If you have a problem accessing this article through the WSJ paywall click here.


Comments & Discussion:

Im guessing MGM properties do this too, but inside the building? We saw that one wing on the 29th floor of Monte Carlo is all done up and the 22nd floor on Mandalay Bay was there before the current remodel.

I don't see desks going away from hotel rooms anytime soon. I think what we will start seeing desks that slide out or drop down from a dresser or other piece of furniture in the room (Think something like a secretary desk.).
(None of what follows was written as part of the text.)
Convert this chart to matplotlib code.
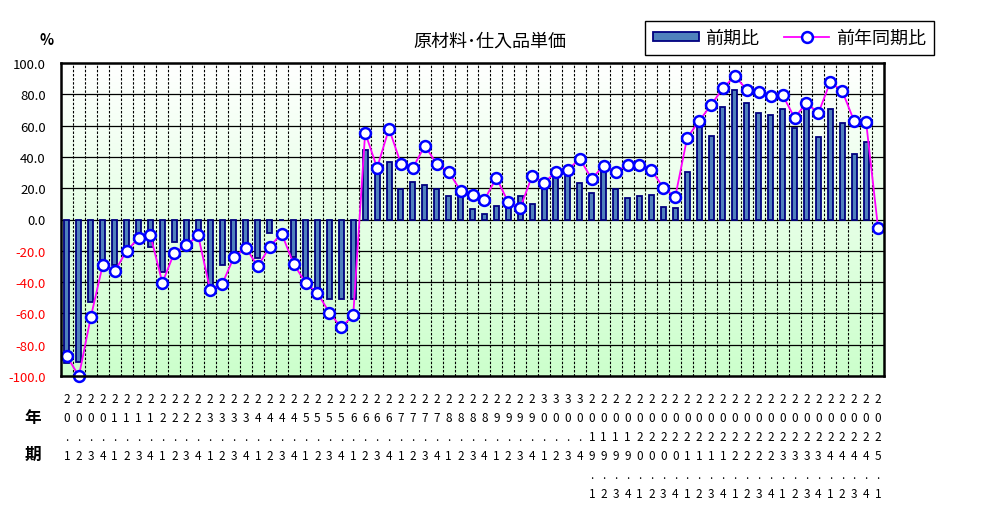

These desk surfaces are smaller than what you typically see and ideally sized for a laptop or tablet.

Been part of the Marriott focus groups; they're interesting. Never part of the overnight stays.

Used to travel frequently; my two go-to brands are Westins (Starwood) and Marriott. Never the most glamorous, always clean, comfy, and relatively nice enough to lay your head for a few days.

The difference is, most Marriott residents are like me. Stuck in Las Colinas (Dallas) for a week, looking for a comfy bed, hot shower, room service, and proximity to office/airport. Vacations (Wynn) are different; I try for boutique hotels in unique destinations, and go for less of a "product", more of an experience. It's why I stayed at the Imperial Palace the first time I came to Vegas (or I was a recently divorced, had no idea how bad it was, on a guy trip for a week.)
It's just a different product for a different customer at a different time... It's like a bear-claw from a vending machine, or a pastry from Payard; both are "danish." Kinda.

As an aside; the Wynn still can't match the smell of the IP. Not sure much can.... God, I miss that property.